• [SUPPLIED INFORMATION]
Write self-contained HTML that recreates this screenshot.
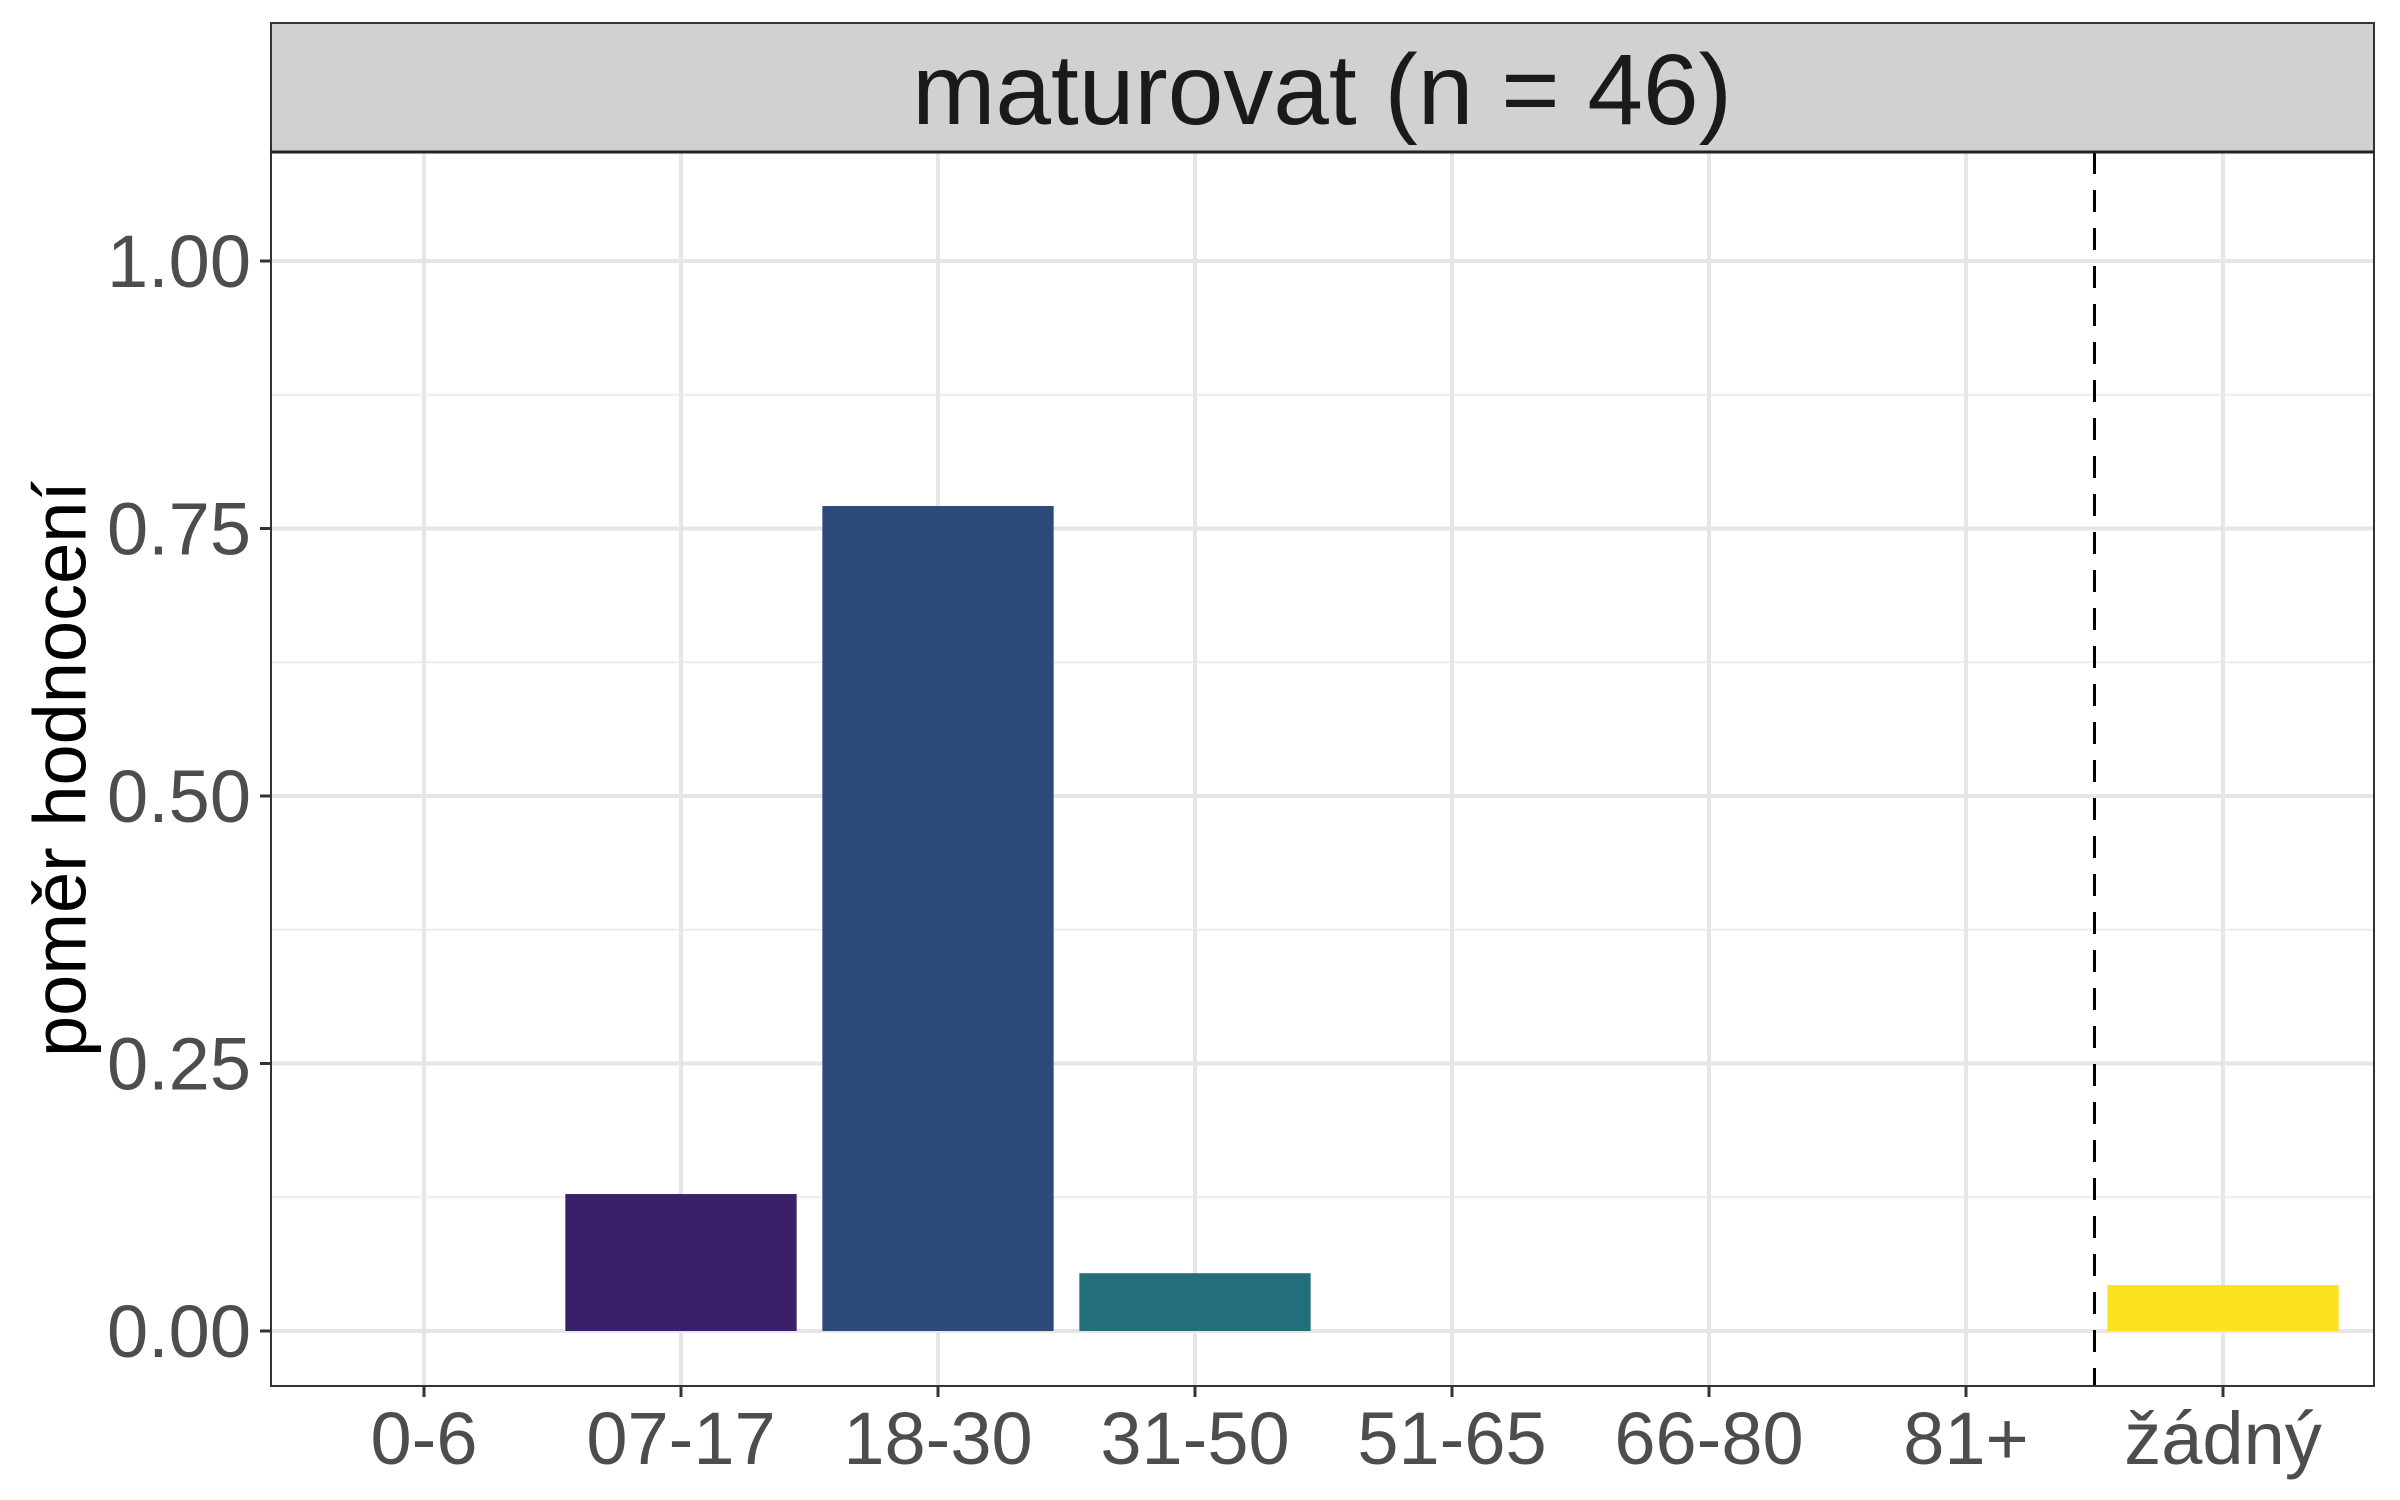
<!DOCTYPE html>
<html><head><meta charset="utf-8"><style>
html,body{margin:0;padding:0;background:#fff}
svg{display:block}
text{font-family:"Liberation Sans",Arial,sans-serif}
</style></head><body>
<svg id="chart" width="2400" height="1500" viewBox="0 0 2400 1500" xmlns="http://www.w3.org/2000/svg">
<rect x="0" y="0" width="2400" height="1500" fill="#fff"/>
<g id="grid"></g>
<g id="bars"></g>
<line id="sep" stroke="#000" stroke-width="3" stroke-dasharray="22,16"/>
<rect x="271" y="152" width="2103" height="1234" fill="none" stroke="#333" stroke-width="2"/>
<rect x="271" y="23" width="2103" height="129" fill="#d1d1d1" stroke="#333" stroke-width="2"/>
<line x1="271" y1="152" x2="2374" y2="152" stroke="#222" stroke-width="3"/>
<text x="1322" y="124" font-size="100" text-anchor="middle" fill="#1a1a1a">maturovat (n = 46)</text>
<g id="axes"></g>
<text transform="translate(60,769) rotate(-90)" font-size="74" text-anchor="middle" dominant-baseline="central" fill="#000">poměr hodnocení</text>
</svg>
<script>
const categories = ["0-6","07-17","18-30","31-50","51-65","66-80","81+","žádný"];
const values = [0, 0.128, 0.771, 0.054, 0, 0, 0, 0.043];
const colors = ["#440154","#3a2068","#2b4a7a","#226e7a","#1f9a8a","#5ec962","#b5de2b","#fbe41d"];
const yTicks = [0, 0.25, 0.5, 0.75, 1.0];
const yTickLabels = ["0.00","0.25","0.50","0.75","1.00"];
const separatorAt = 6.5;

const NS = "http://www.w3.org/2000/svg";
const L = 271, R = 2374, T = 152, B = 1386;
const step = 257, x0 = 424;
function xs(i){ return x0 + i*step; }
function ys(v){ return 1331 - v*1070; }
function mk(tag, attrs, parent){ const e=document.createElementNS(NS,tag); for(const k in attrs) e.setAttribute(k,attrs[k]); parent.appendChild(e); return e; }

const grid = document.getElementById('grid');
for (let i=0;i<yTicks.length-1;i++){
  const m = (yTicks[i]+yTicks[i+1])/2;
  const ln = mk('line',{x1:L,x2:R,y1:ys(m),y2:ys(m),stroke:'#ededed','stroke-width':2},grid);
  
  
}
{ const m = yTicks[yTicks.length-1]+0.125;
  const ln = mk('line',{x1:L,x2:R,y1:ys(m),y2:ys(m),stroke:'#ededed','stroke-width':2},grid);
  
   }
yTicks.forEach(v=>{
  const ln = mk('line',{x1:L,x2:R,y1:ys(v),y2:ys(v),stroke:'#e6e6e6','stroke-width':4},grid);
  
  
});
categories.forEach((c,i)=>{
  const ln = mk('line',{x1:xs(i),x2:xs(i),y1:T,y2:B,stroke:'#e6e6e6','stroke-width':4},grid);
  
  
});

const bars = document.getElementById('bars');
const bw = step*0.9;
categories.forEach((c,i)=>{
  if (values[i] <= 0) return;
  const r = mk('rect',{x:xs(i)-bw/2,y:ys(values[i]),width:bw,height:ys(0)-ys(values[i]),fill:colors[i]},bars);
  
  
});

const sep = document.getElementById('sep');
sep.setAttribute('x1', xs(separatorAt)); sep.setAttribute('x2', xs(separatorAt));
sep.setAttribute('y1', T); sep.setAttribute('y2', B);

const axes = document.getElementById('axes');
yTicks.forEach((v,i)=>{
  const t = mk('line',{x1:L-11,x2:L,y1:ys(v),y2:ys(v),stroke:'#333','stroke-width':3},axes);
  
  
  const tx = mk('text',{x:L-20,y:ys(v)+26,'font-size':74,'text-anchor':'end',fill:'#4d4d4d'},axes);
  tx.textContent = yTickLabels[i];
  
  
});
categories.forEach((c,i)=>{
  const t = mk('line',{x1:xs(i),x2:xs(i),y1:B,y2:B+11,stroke:'#333','stroke-width':3},axes);
  
  
  const tx = mk('text',{x:xs(i),y:1464,'font-size':74,'text-anchor':'middle',fill:'#4d4d4d'},axes);
  tx.textContent = c;
  
  
});
</script>
</body></html>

• [THE EXERCISE] Output the material word for word, omitting its pictures.

• [COMPLETE RESPONSE]
Write self-contained HTML that recreates this screenshot.
<!DOCTYPE html>
<html><head><meta charset="utf-8"><style>
html,body{margin:0;padding:0;background:#fff}
svg{display:block}
text{font-family:"Liberation Sans",Arial,sans-serif}
</style></head><body>
<svg id="chart" width="2400" height="1500" viewBox="0 0 2400 1500" xmlns="http://www.w3.org/2000/svg">
<rect x="0" y="0" width="2400" height="1500" fill="#fff"/>
<g id="grid"></g>
<g id="bars"></g>
<line id="sep" stroke="#000" stroke-width="3" stroke-dasharray="22,16"/>
<rect x="271" y="152" width="2103" height="1234" fill="none" stroke="#333" stroke-width="2"/>
<rect x="271" y="23" width="2103" height="129" fill="#d1d1d1" stroke="#333" stroke-width="2"/>
<line x1="271" y1="152" x2="2374" y2="152" stroke="#222" stroke-width="3"/>
<text x="1322" y="124" font-size="100" text-anchor="middle" fill="#1a1a1a">maturovat (n = 46)</text>
<g id="axes"></g>
<text transform="translate(60,769) rotate(-90)" font-size="74" text-anchor="middle" dominant-baseline="central" fill="#000">poměr hodnocení</text>
</svg>
<script>
const categories = ["0-6","07-17","18-30","31-50","51-65","66-80","81+","žádný"];
const values = [0, 0.128, 0.771, 0.054, 0, 0, 0, 0.043];
const colors = ["#440154","#3a2068","#2b4a7a","#226e7a","#1f9a8a","#5ec962","#b5de2b","#fbe41d"];
const yTicks = [0, 0.25, 0.5, 0.75, 1.0];
const yTickLabels = ["0.00","0.25","0.50","0.75","1.00"];
const separatorAt = 6.5;

const NS = "http://www.w3.org/2000/svg";
const L = 271, R = 2374, T = 152, B = 1386;
const step = 257, x0 = 424;
function xs(i){ return x0 + i*step; }
function ys(v){ return 1331 - v*1070; }
function mk(tag, attrs, parent){ const e=document.createElementNS(NS,tag); for(const k in attrs) e.setAttribute(k,attrs[k]); parent.appendChild(e); return e; }

const grid = document.getElementById('grid');
for (let i=0;i<yTicks.length-1;i++){
  const m = (yTicks[i]+yTicks[i+1])/2;
  const ln = mk('line',{x1:L,x2:R,y1:ys(m),y2:ys(m),stroke:'#ededed','stroke-width':2},grid);
  
  
}
{ const m = yTicks[yTicks.length-1]+0.125;
  const ln = mk('line',{x1:L,x2:R,y1:ys(m),y2:ys(m),stroke:'#ededed','stroke-width':2},grid);
  
   }
yTicks.forEach(v=>{
  const ln = mk('line',{x1:L,x2:R,y1:ys(v),y2:ys(v),stroke:'#e6e6e6','stroke-width':4},grid);
  
  
});
categories.forEach((c,i)=>{
  const ln = mk('line',{x1:xs(i),x2:xs(i),y1:T,y2:B,stroke:'#e6e6e6','stroke-width':4},grid);
  
  
});

const bars = document.getElementById('bars');
const bw = step*0.9;
categories.forEach((c,i)=>{
  if (values[i] <= 0) return;
  const r = mk('rect',{x:xs(i)-bw/2,y:ys(values[i]),width:bw,height:ys(0)-ys(values[i]),fill:colors[i]},bars);
  
  
});

const sep = document.getElementById('sep');
sep.setAttribute('x1', xs(separatorAt)); sep.setAttribute('x2', xs(separatorAt));
sep.setAttribute('y1', T); sep.setAttribute('y2', B);

const axes = document.getElementById('axes');
yTicks.forEach((v,i)=>{
  const t = mk('line',{x1:L-11,x2:L,y1:ys(v),y2:ys(v),stroke:'#333','stroke-width':3},axes);
  
  
  const tx = mk('text',{x:L-20,y:ys(v)+26,'font-size':74,'text-anchor':'end',fill:'#4d4d4d'},axes);
  tx.textContent = yTickLabels[i];
  
  
});
categories.forEach((c,i)=>{
  const t = mk('line',{x1:xs(i),x2:xs(i),y1:B,y2:B+11,stroke:'#333','stroke-width':3},axes);
  
  
  const tx = mk('text',{x:xs(i),y:1464,'font-size':74,'text-anchor':'middle',fill:'#4d4d4d'},axes);
  tx.textContent = c;
  
  
});
</script>
</body></html>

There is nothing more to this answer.